DENVER -- Cory Hixson, a decorated Marine veteran severely wounded in Iraq, took off with no shoes or coat in 25-degree weather last week.
His family says he took medicine prescribed by a Department of Veterans Affairs nurse practitioner.
Colorado Congressman Mike Coffman said Hixson's case falls into what he calls a "disturbing pattern" of treatment for Iraq and Afghanistan war veterans.
"Just in looking at the case so far, this is a reaction to powerful drugs that this veteran was given by somebody shouldn't have been prescribed it in the first place," Coffman said.
As a member of the House Veterans Affairs Committee and a former Marine, Coffman met with Hixson's wife and local director of the Wounded Warrior Project to discuss an alarming increase in suicides by those in treatment.
"I think in trying to help our veterans, the Department of Veterans Affairs through their drug-centric treatment modality of therapy is hurting our veterans," Coffman said.
Hixson's wife is optimistic about their meeting but realizes her husband is just one of many.
"I've had a lot of people on social media reach out to me and tell me they're going through the same thing and they're struggling and they need help as well," she said.
Coffman said the current methods of treating vets are dated and ineffective.

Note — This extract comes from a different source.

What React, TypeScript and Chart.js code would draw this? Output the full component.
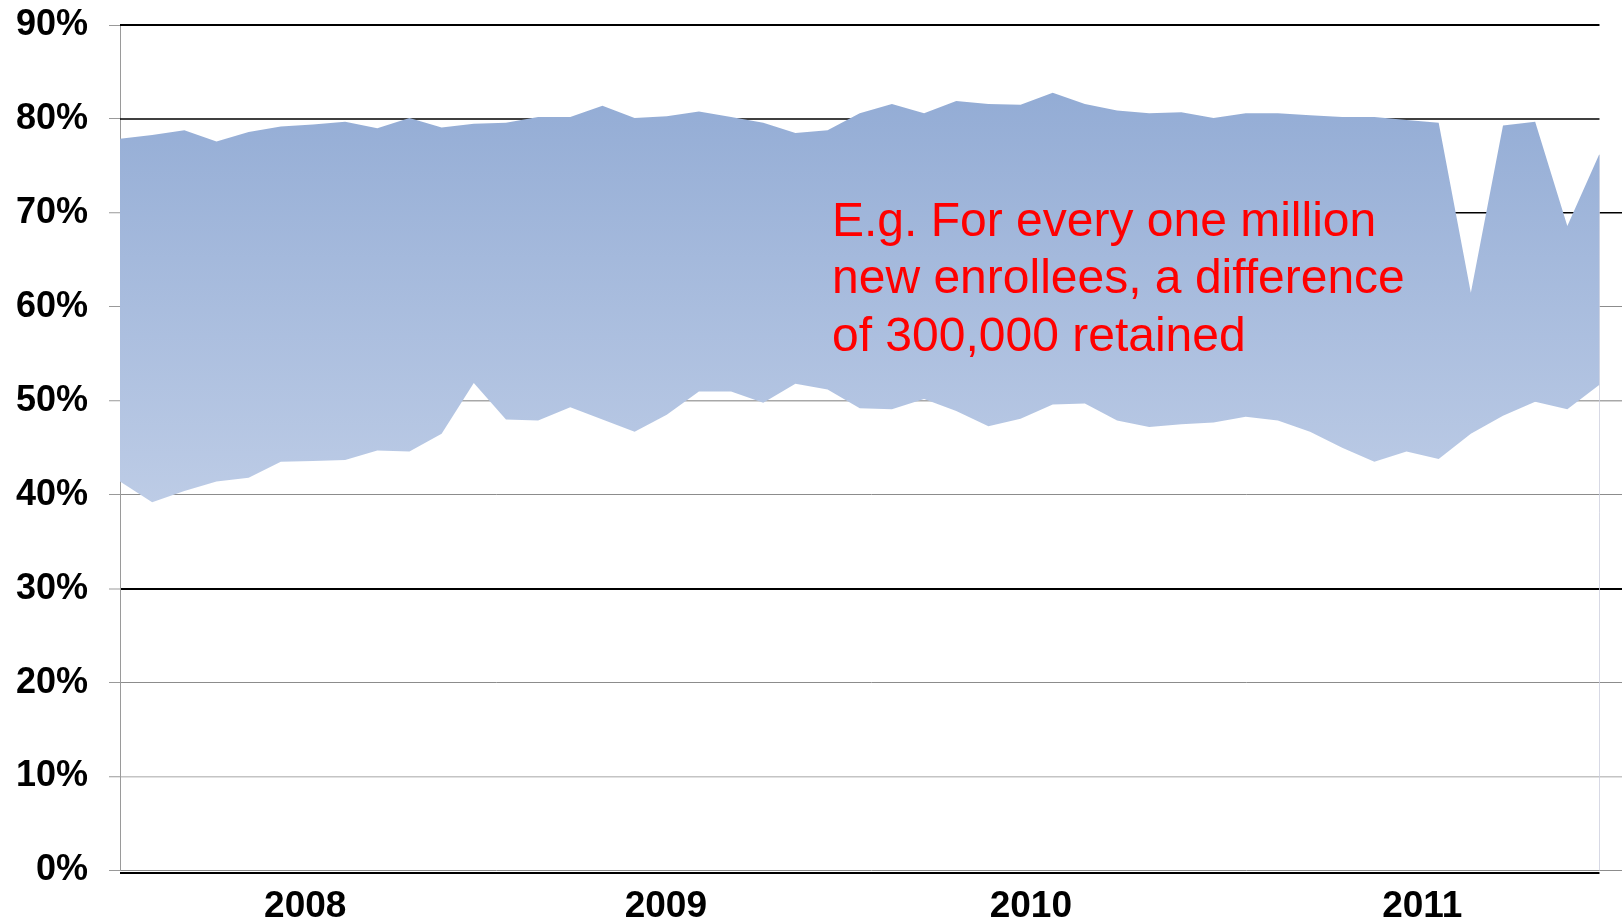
import { useEffect, useRef } from 'react';
import { Chart, registerables } from 'chart.js';

Chart.register(...registerables);

// Monthly retention band: upper and lower bounds (% of new enrollees retained)
const UPPER_PCT = [
  77.9, 78.3, 78.8, 77.6, 78.6, 79.2, 79.4, 79.7, 79.0, 80.1,
  79.1, 79.5, 79.6, 80.2, 80.2, 81.4, 80.1, 80.3, 80.8, 80.2,
  79.6, 78.5, 78.8, 80.6, 81.6, 80.6, 81.9, 81.6, 81.5, 82.8,
  81.6, 80.9, 80.6, 80.7, 80.1, 80.6, 80.6, 80.4, 80.2, 80.2,
  79.9, 79.6, 61.5, 79.3, 79.7, 68.6, 76.3,
];
const LOWER_PCT = [
  41.4, 39.2, 40.4, 41.4, 41.8, 43.5, 43.6, 43.7, 44.7, 44.6,
  46.5, 51.9, 48.0, 47.9, 49.3, 48.0, 46.7, 48.5, 51.0, 51.0,
  49.8, 51.8, 51.2, 49.2, 49.1, 50.2, 48.9, 47.3, 48.1, 49.6,
  49.7, 47.9, 47.2, 47.5, 47.7, 48.3, 47.9, 46.7, 45.0, 43.5,
  44.6, 43.8, 46.5, 48.4, 49.9, 49.1, 51.7,
];

// Year labels and where they sit along the month index axis
const YEAR_LABELS = ['2008', '2009', '2010', '2011'];
const YEAR_POSITIONS = [5.76, 16.97, 28.32, 40.49];

// Gridlines that stop at the last month instead of running to the edge
const SHORT_GRID_VALUES = [90, 80];

const NOTE_LINES = [
  'E.g. For every one million',
  'new enrollees, a difference',
  'of 300,000 retained',
];

const FONT = '"Liberation Sans", Arial, Helvetica, sans-serif';

function gridColor(v: number): string {
  if (SHORT_GRID_VALUES.includes(v)) return 'rgba(0,0,0,0)';
  if (v === 70 || v === 30) return '#000000';
  if (v === 10) return '#c4c4c4';
  if (v === 50) return '#a8a8a8';
  return '#8c8c8c';
}

function gridWidth(v: number): number {
  if (v === 30) return 2;
  if (v === 70 || v === 10 || v === 50) return 1.5;
  return 1;
}

const notePlugin = {
  id: 'retentionNote',
  afterDatasetsDraw(chart: any) {
    const { ctx } = chart;
    ctx.save();
    ctx.font = `48px ${FONT}`;
    ctx.fillStyle = '#ff0000';
    ctx.textBaseline = 'alphabetic';
    ctx.textAlign = 'left';
    NOTE_LINES.forEach((line, i) => ctx.fillText(line, 832, 236 + i * 57.3));
    ctx.restore();
  },
};

const frameLinesPlugin = {
  id: 'frameLines',
  beforeDatasetsDraw(chart: any) {
    const { ctx, scales } = chart;
    const x0 = scales.x.getPixelForValue(0);
    const x1 = scales.x.getPixelForValue(UPPER_PCT.length - 1);
    const yTop = scales.y.getPixelForValue(90);
    const y0 = scales.y.getPixelForValue(0);
    ctx.save();
    // faint right boundary of the data range
    ctx.strokeStyle = 'rgba(205,208,222,0.8)';
    ctx.lineWidth = 1;
    ctx.beginPath();
    ctx.moveTo(Math.round(x1) + 0.5, yTop + 130);
    ctx.lineTo(Math.round(x1) + 0.5, y0);
    ctx.stroke();
    // upper gridlines limited to the month range
    ctx.strokeStyle = '#000000';
    SHORT_GRID_VALUES.forEach((v) => {
      const y = scales.y.getPixelForValue(v);
      ctx.lineWidth = v === 90 ? 2 : 1.5;
      ctx.beginPath();
      ctx.moveTo(x0, y);
      ctx.lineTo(x1, y);
      ctx.stroke();
    });
    ctx.restore();
  },
  afterDatasetsDraw(chart: any) {
    const { ctx, scales } = chart;
    const x0 = scales.x.getPixelForValue(0);
    const x1 = scales.x.getPixelForValue(UPPER_PCT.length - 1);
    const y0 = scales.y.getPixelForValue(0);
    ctx.save();
    ctx.strokeStyle = '#000000';
    ctx.lineWidth = 2;
    ctx.beginPath();
    ctx.moveTo(x0, y0 + 2.5);
    ctx.lineTo(x1, y0 + 2.5);
    ctx.stroke();
    ctx.restore();
  },
};

export default function App() {
  const canvasRef = useRef<HTMLCanvasElement | null>(null);

  useEffect(() => {
    const canvas = canvasRef.current;
    if (!canvas) return;

    const bandFill = (context: any) => {
      const chart = context.chart;
      const y = chart.scales?.y;
      if (!chart.chartArea || !y) return '#a6bbde';
      const g = chart.ctx.createLinearGradient(0, y.getPixelForValue(83), 0, y.getPixelForValue(39));
      g.addColorStop(0, '#93acd5');
      g.addColorStop(1, '#bdcce6');
      return g;
    };

    const chart = new Chart(canvas, {
      type: 'line',
      data: {
        datasets: [
          {
            label: 'Lower',
            data: LOWER_PCT.map((v, i) => ({ x: i, y: v })),
            borderColor: 'rgba(0,0,0,0)',
            borderWidth: 0,
            pointRadius: 0,
            fill: false,
            tension: 0,
          },
          {
            label: 'Upper',
            data: UPPER_PCT.map((v, i) => ({ x: i, y: v })),
            borderColor: 'rgba(0,0,0,0)',
            borderWidth: 0,
            pointRadius: 0,
            backgroundColor: bandFill,
            fill: '-1',
            tension: 0,
          },
        ],
      },
      options: {
        responsive: false,
        animation: false,
        events: [],
        layout: { padding: { top: 25, right: 0, bottom: 0, left: 0 } },
        plugins: {
          legend: { display: false },
          tooltip: { enabled: false },
        },
        scales: {
          x: {
            type: 'linear',
            min: 0,
            max: 46.7,
            afterBuildTicks: (axis: any) => {
              axis.ticks = YEAR_POSITIONS.map((v) => ({ value: v }));
            },
            afterFit: (axis: any) => {
              axis.height = 49.5;
              axis.paddingLeft = 0;
              axis.paddingRight = 0;
            },
            ticks: {
              autoSkip: false,
              maxRotation: 0,
              padding: 14.3,
              color: '#000000',
              font: { family: FONT, size: 37, weight: 'bold' },
              callback: (value: any) => {
                const idx = YEAR_POSITIONS.indexOf(Number(value));
                return idx >= 0 ? YEAR_LABELS[idx] : '';
              },
            },
            grid: { display: false, drawTicks: false },
            border: { display: false },
          },
          y: {
            min: 0,
            max: 90,
            afterFit: (axis: any) => {
              axis.width = 120;
              axis.paddingTop = 0;
              axis.paddingBottom = 0;
            },
            ticks: {
              stepSize: 10,
              padding: 21,
              color: '#000000',
              font: { family: FONT, size: 36, weight: 'bold' },
              callback: (value: any) => `${value}%`,
            },
            grid: {
              color: (ctx: any) => gridColor(ctx.tick?.value),
              lineWidth: (ctx: any) => gridWidth(ctx.tick?.value),
              tickColor: '#999999',
              tickWidth: 1,
              tickLength: 11,
            },
            border: { display: true, color: '#9a9a9a', width: 1 },
          },
        },
      },
      plugins: [frameLinesPlugin, notePlugin],
    });

    return () => chart.destroy();
  }, []);

  return (
    <div
      style={{
        position: 'fixed',
        left: 0,
        top: 0,
        width: 1622,
        height: 920,
        overflow: 'hidden',
        background: '#ffffff',
      }}
    >
      <canvas ref={canvasRef} width={1622} height={920} style={{ display: 'block' }} />
    </div>
  );
}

"If they're suffering from post-traumatic stress they're better off not going to the VA at all they're better in dealing with it by themselves if we don't change these modalities of treatment," he said.
Besides losing an eye, Hixson suffers from what Coffman calls the two signature injuries from Iraq and Afghanistan: Traumatic Brain Injury and PTSD, both of which are accompanied by high suicide rates.